Das ist ein grundsätzliches Problem, was man auf verschiedene Arten lösen kann, z.B. durch optimistisches oder pessimistisches Sperren (Lock (computer science) - Wikipedia, the free encyclopedia).


----------



## Noctarius (22. Okt 2009)

internet hat gesagt.:


> nicht unbedingt geeignet ist, wenn mehrere Benutzer zugreifen?



Um dich zu beruhigen, wir benutzen Spring und lassen damit ein System mit mehreren 100 bis 1000 parallelen Zugriffen (und damit Usersessions bzw persistierter Pageflows) gleichzeitig


----------



## internet (27. Okt 2009)

ok, wenn du das sagst:

Mal dann eine andere Frage:
was ist dann der Vorteil von EJB ?


----------



## KSG9|sebastian (27. Okt 2009)

Spring war teilweise als Ersatz für J2EE gedacht. J2EE war einfach zu unproduktiv, kompliziert u.s.w.
EJB2 war einfach ein Grausam, ...

Mittlerweile würde ich behaupten kann man bei Projekten getrost auf JEE5/JEE6 setzen, da der es einfach bessere/mehr Standarts gibt. Zudem ist JEE5 auch deutlich produktiver, schneller, intuitiver u.s.w.

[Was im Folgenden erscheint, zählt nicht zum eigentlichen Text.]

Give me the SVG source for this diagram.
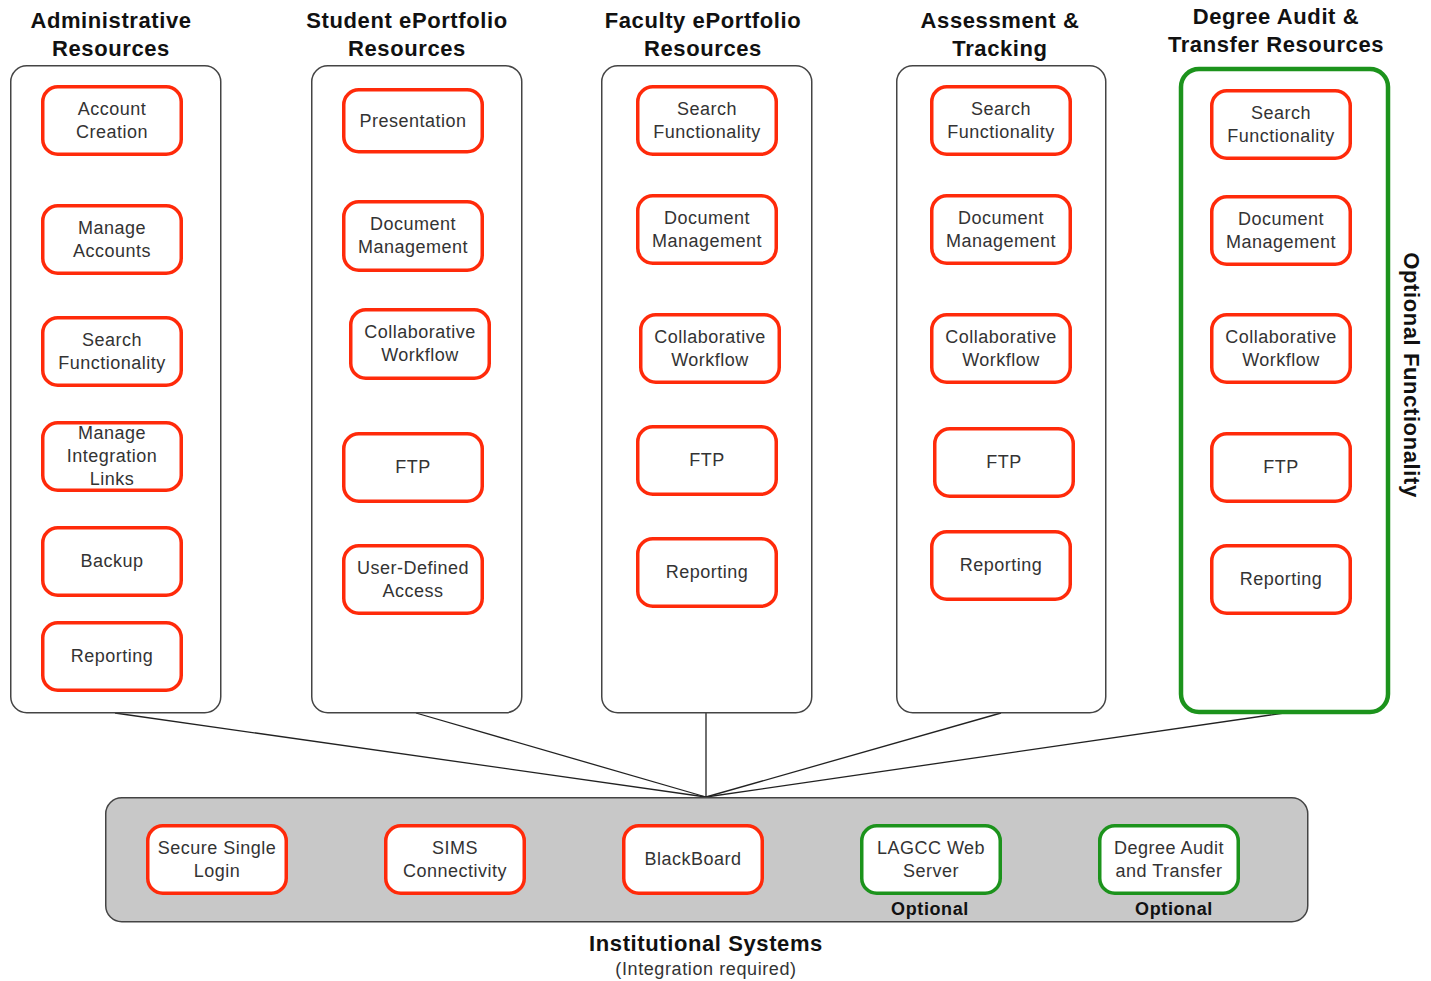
<svg xmlns="http://www.w3.org/2000/svg" width="1431" height="981" viewBox="0 0 1431 981">
<style>
.col{fill:#fff;stroke:#444;stroke-width:1.5}
.colg{fill:#fff;stroke:#1c931c;stroke-width:4.5}
.n{fill:#fff;stroke:#ff2a0a;stroke-width:3.5}
.ng{fill:#fff;stroke:#1c931c;stroke-width:3.5}
.t{font-family:"Liberation Sans",Arial,sans-serif;font-size:18px;letter-spacing:0.5px;fill:#333;text-anchor:middle}
.h{font-family:"Liberation Sans",Arial,sans-serif;font-size:22px;font-weight:bold;letter-spacing:0.6px;fill:#111;text-anchor:middle}
.o{font-family:"Liberation Sans",Arial,sans-serif;font-size:18px;font-weight:bold;letter-spacing:0.6px;fill:#111;text-anchor:middle}
.c{stroke:#222;stroke-width:1.3;fill:none}
</style>
<rect width="1431" height="981" fill="#fff"/>
<g id="connectors">
<line class="c" x1="115" y1="713" x2="706" y2="797"/>
<line class="c" x1="416" y1="713" x2="706" y2="797"/>
<line class="c" x1="706" y1="713" x2="706" y2="797"/>
<line class="c" x1="1001" y1="713" x2="706" y2="797"/>
<line class="c" x1="1284" y1="713" x2="706" y2="797"/>
</g>
<g id="col-admin">
<rect class="col" x="10.75" y="65.75" width="210" height="647" rx="16"/>
<text class="h" x="111" y="28">Administrative</text>
<text class="h" x="111" y="56">Resources</text>
</g>
<g id="col-student">
<rect class="col" x="311.75" y="65.75" width="210" height="647" rx="16"/>
<text class="h" x="407" y="28">Student ePortfolio</text>
<text class="h" x="407" y="56">Resources</text>
</g>
<g id="col-faculty">
<rect class="col" x="601.75" y="65.75" width="210" height="647" rx="16"/>
<text class="h" x="703" y="28">Faculty ePortfolio</text>
<text class="h" x="703" y="56">Resources</text>
</g>
<g id="col-assess">
<rect class="col" x="896.75" y="65.75" width="209" height="647" rx="16"/>
<text class="h" x="1000" y="28">Assessment &amp;</text>
<text class="h" x="1000" y="56">Tracking</text>
</g>
<g id="col-degree">
<rect class="colg" x="1181" y="69" width="207" height="643" rx="18"/>
<text class="h" x="1276" y="24">Degree Audit &amp;</text>
<text class="h" x="1276" y="52">Transfer Resources</text>
<text class="h" transform="translate(1404,375) rotate(90)" x="0" y="0">Optional Functionality</text>
</g>
<g id="institutional">
<rect x="105.75" y="797.75" width="1202" height="124" rx="16" fill="#c8c8c8" stroke="#444" stroke-width="1.5"/>
<text class="h" x="706" y="951">Institutional Systems</text>
<text class="t" x="706" y="975" style="letter-spacing:0.6px">(Integration required)</text>
</g>

<g id="a1"><rect class="n" x="42.75" y="86.75" width="138.5" height="67.5" rx="15"/><text class="t" x="112" y="114.5">Account<tspan x="112" dy="23">Creation</tspan></text></g>
<g id="a2"><rect class="n" x="42.75" y="205.75" width="138.5" height="67.5" rx="15"/><text class="t" x="112" y="233.5">Manage<tspan x="112" dy="23">Accounts</tspan></text></g>
<g id="a3"><rect class="n" x="42.75" y="317.75" width="138.5" height="67.5" rx="15"/><text class="t" x="112" y="345.5">Search<tspan x="112" dy="23">Functionality</tspan></text></g>
<g id="a4"><rect class="n" x="42.75" y="422.75" width="138.5" height="67.5" rx="15"/><text class="t" x="112" y="439">Manage<tspan x="112" dy="23">Integration</tspan><tspan x="112" dy="23">Links</tspan></text></g>
<g id="a5"><rect class="n" x="42.75" y="527.75" width="138.5" height="67.5" rx="15"/><text class="t" x="112" y="567">Backup</text></g>
<g id="a6"><rect class="n" x="42.75" y="622.75" width="138.5" height="67.5" rx="15"/><text class="t" x="112" y="662">Reporting</text></g>

<g id="s1"><rect class="n" x="343.75" y="89.75" width="138.5" height="62" rx="15"/><text class="t" x="413" y="127">Presentation</text></g>
<g id="s2"><rect class="n" x="343.75" y="201.75" width="138.5" height="68.5" rx="15"/><text class="t" x="413" y="230">Document<tspan x="413" dy="23">Management</tspan></text></g>
<g id="s3"><rect class="n" x="350.75" y="309.75" width="138.5" height="68.5" rx="15"/><text class="t" x="420" y="338">Collaborative<tspan x="420" dy="23">Workflow</tspan></text></g>
<g id="s4"><rect class="n" x="343.75" y="433.75" width="138.5" height="67.5" rx="15"/><text class="t" x="413" y="473">FTP</text></g>
<g id="s5"><rect class="n" x="343.75" y="545.75" width="138.5" height="67.5" rx="15"/><text class="t" x="413" y="573.5">User-Defined<tspan x="413" dy="23">Access</tspan></text></g>

<g id="f1"><rect class="n" x="637.75" y="86.75" width="138.5" height="67.5" rx="15"/><text class="t" x="707" y="114.5">Search<tspan x="707" dy="23">Functionality</tspan></text></g>
<g id="f2"><rect class="n" x="637.75" y="195.75" width="138.5" height="67.5" rx="15"/><text class="t" x="707" y="223.5">Document<tspan x="707" dy="23">Management</tspan></text></g>
<g id="f3"><rect class="n" x="640.75" y="314.75" width="138.5" height="67.5" rx="15"/><text class="t" x="710" y="342.5">Collaborative<tspan x="710" dy="23">Workflow</tspan></text></g>
<g id="f4"><rect class="n" x="637.75" y="426.75" width="138.5" height="67.5" rx="15"/><text class="t" x="707" y="466">FTP</text></g>
<g id="f5"><rect class="n" x="637.75" y="538.75" width="138.5" height="67.5" rx="15"/><text class="t" x="707" y="578">Reporting</text></g>

<g id="t1"><rect class="n" x="931.75" y="86.75" width="138.5" height="67.5" rx="15"/><text class="t" x="1001" y="114.5">Search<tspan x="1001" dy="23">Functionality</tspan></text></g>
<g id="t2"><rect class="n" x="931.75" y="195.75" width="138.5" height="67.5" rx="15"/><text class="t" x="1001" y="223.5">Document<tspan x="1001" dy="23">Management</tspan></text></g>
<g id="t3"><rect class="n" x="931.75" y="314.75" width="138.5" height="67.5" rx="15"/><text class="t" x="1001" y="342.5">Collaborative<tspan x="1001" dy="23">Workflow</tspan></text></g>
<g id="t4"><rect class="n" x="934.75" y="428.75" width="138.5" height="67.5" rx="15"/><text class="t" x="1004" y="468">FTP</text></g>
<g id="t5"><rect class="n" x="931.75" y="531.75" width="138.5" height="67.5" rx="15"/><text class="t" x="1001" y="571">Reporting</text></g>

<g id="d1"><rect class="n" x="1211.75" y="90.75" width="138.5" height="67.5" rx="15"/><text class="t" x="1281" y="118.5">Search<tspan x="1281" dy="23">Functionality</tspan></text></g>
<g id="d2"><rect class="n" x="1211.75" y="196.75" width="138.5" height="67.5" rx="15"/><text class="t" x="1281" y="224.5">Document<tspan x="1281" dy="23">Management</tspan></text></g>
<g id="d3"><rect class="n" x="1211.75" y="314.75" width="138.5" height="67.5" rx="15"/><text class="t" x="1281" y="342.5">Collaborative<tspan x="1281" dy="23">Workflow</tspan></text></g>
<g id="d4"><rect class="n" x="1211.75" y="433.75" width="138.5" height="67.5" rx="15"/><text class="t" x="1281" y="473">FTP</text></g>
<g id="d5"><rect class="n" x="1211.75" y="545.75" width="138.5" height="67.5" rx="15"/><text class="t" x="1281" y="585">Reporting</text></g>

<g id="i1"><rect class="n" x="147.75" y="825.75" width="138.5" height="67.5" rx="15"/><text class="t" x="217" y="853.5">Secure Single<tspan x="217" dy="23">Login</tspan></text></g>
<g id="i2"><rect class="n" x="385.75" y="825.75" width="138.5" height="67.5" rx="15"/><text class="t" x="455" y="853.5">SIMS<tspan x="455" dy="23">Connectivity</tspan></text></g>
<g id="i3"><rect class="n" x="623.75" y="825.75" width="138.5" height="67.5" rx="15"/><text class="t" x="693" y="865">BlackBoard</text></g>
<g id="i4"><rect class="ng" x="861.75" y="825.75" width="138.5" height="67.5" rx="15"/><text class="t" x="931" y="853.5">LAGCC Web<tspan x="931" dy="23">Server</tspan></text><text class="o" x="930" y="914.5">Optional</text></g>
<g id="i5"><rect class="ng" x="1099.75" y="825.75" width="138.5" height="67.5" rx="15"/><text class="t" x="1169" y="853.5">Degree Audit<tspan x="1169" dy="23">and Transfer</tspan></text><text class="o" x="1174" y="914.5">Optional</text></g>
</svg>
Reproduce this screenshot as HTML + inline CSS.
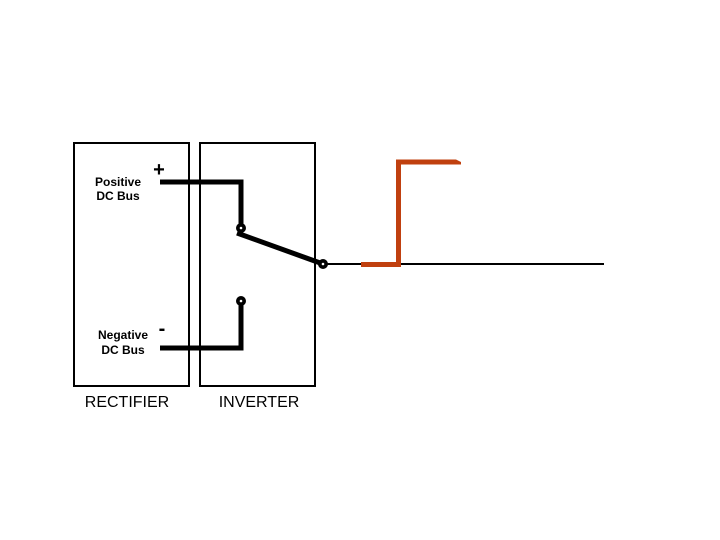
<!DOCTYPE html>
<html><head><style>body{margin:0;background:#fff}</style></head><body>
<svg width="720" height="540" xmlns="http://www.w3.org/2000/svg" style="display:block">
<rect width="720" height="540" fill="#fff"/>
<rect x="74" y="143" width="115" height="243" fill="none" stroke="#000" stroke-width="2"/>
<rect x="200" y="143" width="115" height="243" fill="none" stroke="#000" stroke-width="2"/>
<polyline points="160,182 241,182 241,228" fill="none" stroke="#000" stroke-width="5"/>
<polyline points="160,348 241,348 241,301" fill="none" stroke="#000" stroke-width="5"/>
<line x1="237" y1="233" x2="323" y2="264" stroke="#000" stroke-width="5"/>
<line x1="323" y1="264" x2="604" y2="264" stroke="#000" stroke-width="2"/>
<polyline points="361,264.5 398.5,264.5 398.5,162 456,162" fill="none" stroke="#c0400f" stroke-width="5"/>
<polygon points="456,159.5 461,162 461,164.5 456,164.5" fill="#c0400f"/>
<circle cx="241" cy="228" r="5" fill="#000"/><circle cx="241" cy="228" r="1.3" fill="#fff"/>
<circle cx="241" cy="301" r="5" fill="#000"/><circle cx="241" cy="301" r="1.3" fill="#fff"/>
<circle cx="323" cy="264" r="5" fill="#000"/><circle cx="323" cy="264" r="1.3" fill="#fff"/>
<g font-family="Liberation Sans, sans-serif" fill="#000">
<text x="118" y="186" font-size="12" font-weight="bold" text-anchor="middle">Positive</text>
<text x="118" y="200" font-size="12" font-weight="bold" text-anchor="middle">DC Bus</text>
<text x="123" y="339" font-size="12" font-weight="bold" text-anchor="middle">Negative</text>
<text x="123" y="354" font-size="12" font-weight="bold" text-anchor="middle">DC Bus</text>
<text x="159" y="176" font-size="20" font-weight="bold" text-anchor="middle">+</text>
<text x="162" y="335" font-size="20" font-weight="bold" text-anchor="middle">-</text>
<text x="127" y="407" font-size="16" text-anchor="middle">RECTIFIER</text>
<text x="259" y="407" font-size="16" text-anchor="middle">INVERTER</text>
</g>
</svg>
</body></html>
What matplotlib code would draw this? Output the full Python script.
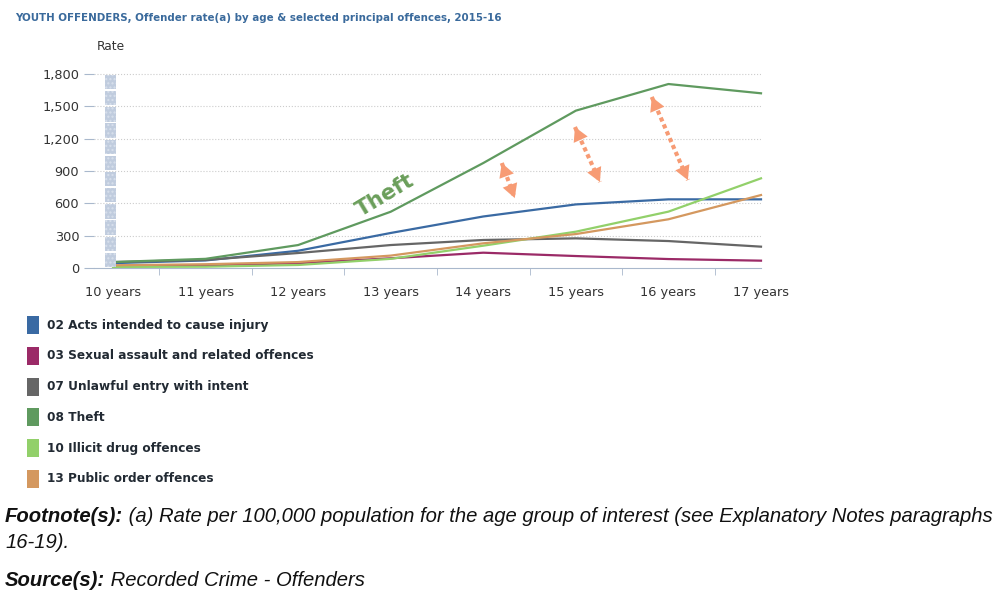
import matplotlib
matplotlib.use("Agg")
import matplotlib.pyplot as plt
from matplotlib.patches import Rectangle
import numpy as np

ages = ['10 years', '11 years', '12 years', '13 years', '14 years', '15 years', '16 years', '17 years']
acts_injury = [45, 70, 160, 325, 478, 590, 637, 637]
sexual_assault = [20, 25, 45, 90, 142, 111, 83, 68]
unlawful_entry = [55, 75, 139, 213, 260, 275, 250, 198]
theft = [55, 85, 213, 522, 974, 1460, 1707, 1621]
illicit_drug = [10, 12, 28, 85, 207, 337, 523, 832]
public_order = [25, 35, 55, 115, 229, 315, 452, 677]

series = [
    ('02 Acts intended to cause injury', acts_injury, '#3a6aa3'),
    ('03 Sexual assault and related offences', sexual_assault, '#9b2a67'),
    ('07 Unlawful entry with intent', unlawful_entry, '#666666'),
    ('08 Theft', theft, '#5f9a5f'),
    ('10 Illicit drug offences', illicit_drug, '#92d06a'),
    ('13 Public order offences', public_order, '#d4985f'),
]
yticks = [0, 300, 600, 900, 1200, 1500, 1800]

W, H = 999, 598
fig = plt.figure(figsize=(W / 100, H / 100), dpi=100)
# axes box in pixels: x=0 at 113px, x=7 at 761px, y=0 at 268px
px_per_cat = (761 - 113) / 7
left_px = 113 - 0.2 * px_per_cat
ymax = 1830
top_px = 268 - ymax * (194 / 1800)
ax = fig.add_axes([left_px / W, (H - 268) / H, (761 - left_px) / W, (268 - top_px) / H])

x = np.arange(len(ages))
for name, vals, col in series:
    ax.plot(x, vals, color=col, lw=1.6, clip_on=False, zorder=3)

ax.set_xlim(-0.2, 7)
ax.set_ylim(0, ymax)
ax.set_yticks(yticks)
ax.set_yticklabels([f'{v:,}' for v in yticks], fontsize=9.3, color='#333333')
ax.tick_params(axis='y', length=7, color='#a9b8cc', pad=4)
ax.set_xticks(x)
ax.set_xticklabels(ages, fontsize=9.3, color='#333333')
ax.set_xticks(x[:-1] + 0.5, minor=True)
ax.tick_params(axis='x', which='major', length=0, pad=13)
ax.tick_params(axis='x', which='minor', length=5, color='#a9b8cc')
for v in yticks[1:]:
    ax.axhline(v, color='#cccccc', lw=0.8, ls=':', zorder=1)
for s in ['top', 'right', 'left']:
    ax.spines[s].set_visible(False)
ax.spines['bottom'].set_color('#a9b8cc')

# segmented grey band at the left edge
for k in range(12):
    ax.add_patch(Rectangle((-0.086, k * 150 + 8), 0.12, 134, facecolor='#c0ccde', edgecolor='#d8e0ec',
                           hatch='....', lw=0, zorder=4))

# Theft label
ax.text(2.94, 677, 'Theft', color='#6a9e5a', fontsize=15.5, fontweight='bold', rotation=31,
        ha='center', va='center', zorder=5)

# dotted double arrows
arrows = [((4.20, 974), (4.34, 649)), ((4.99, 1308), (5.26, 798)), ((5.82, 1587), (6.21, 816))]
acol = '#f79b74'
for (x1, y1), (x2, y2) in arrows:
    ax.plot([x1, x2], [y1, y2], color=acol, lw=3, ls=(0, (1, 0.8)), solid_capstyle='butt',
            dash_capstyle='butt', zorder=5)
    ax.annotate('', xy=(x1, y1), xytext=(x2, y2),
                arrowprops=dict(arrowstyle='<|-|>,head_length=1.0,head_width=0.55', color=acol, lw=0.01,
                                shrinkA=0, shrinkB=0), zorder=6)

fig.text(15 / W, 1 - 18 / H, 'YOUTH OFFENDERS, Offender rate(a) by age & selected principal offences, 2015-16',
         fontsize=7.4, fontweight='bold', color='#3a6a9c', va='center')
fig.text(97 / W, 1 - 46 / H, 'Rate', fontsize=8.8, color='#333333', va='center')

# legend
for i, (name, vals, col) in enumerate(series):
    yc = 325 + i * 30.8
    fig.patches.append(Rectangle((27 / W, 1 - (yc + 9) / H), 12 / W, 18 / H, transform=fig.transFigure,
                                 facecolor=col, edgecolor='none'))
    fig.text(47 / W, 1 - yc / H, name, fontsize=8.7, fontweight='bold', color='#222a33', va='center')

# footnotes (narrow italic face not installed: size chosen so the long line spans the same width)
nfam = 'Liberation Sans'
renderer = fig.canvas.get_renderer()
line1 = [('Footnote(s):', True), (' (a) Rate per 100,000 population for the age group of interest (see Explanatory Notes paragraphs', False)]
wpx = 0
for txt, bold in line1:
    probe = fig.text(0, 0, txt, fontsize=12, style='italic', family=nfam, fontweight='bold' if bold else 'normal')
    wpx += probe.get_window_extent(renderer).width
    probe.remove()
fs = 12 * 984 / wpx


def runs(xpx, ypx, parts):
    xx = xpx
    for txt, bold in parts:
        t = fig.text(xx / W, 1 - ypx / H, txt, fontsize=fs, style='italic', family=nfam,
                     fontweight='bold' if bold else 'normal', va='center', color='#111111')
        xx += t.get_window_extent(renderer).width


runs(5, 516, line1)
runs(5, 542, [('16-19).', False)])
runs(5, 580, [('Source(s):', True), (' Recorded Crime - Offenders', False)])

fig.savefig('out.png', dpi=100)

Die Funktionalitäten von Spring gibts zum Großteil auch mit JEE5/6 und man hat dazu noch einen Standart.
Kommt natürlich immer drauf an was du haben willst.

Grade zu Zeiten von JPA finde ich es z.B. unnütz auf einen Standart nochmal eine proprietäre API von Spring draufzusetzen. Zudem wirbt Spring zwar mit "nicht invasiv" u.s.w., im Endeffekt hat man aber doch quer durch den eigenen Code Springabhängigkeiten.

Wenn es keine wirklich triftigen Gründe gibt auf Spring zu setzen (und die sehe ich in deiner Anwendung nicht) dann würde ich auf JEE setzen.

** edit **
Standart, keine properitären APIs..allerdings gibt es da kein "KO"-Kriterium..


----------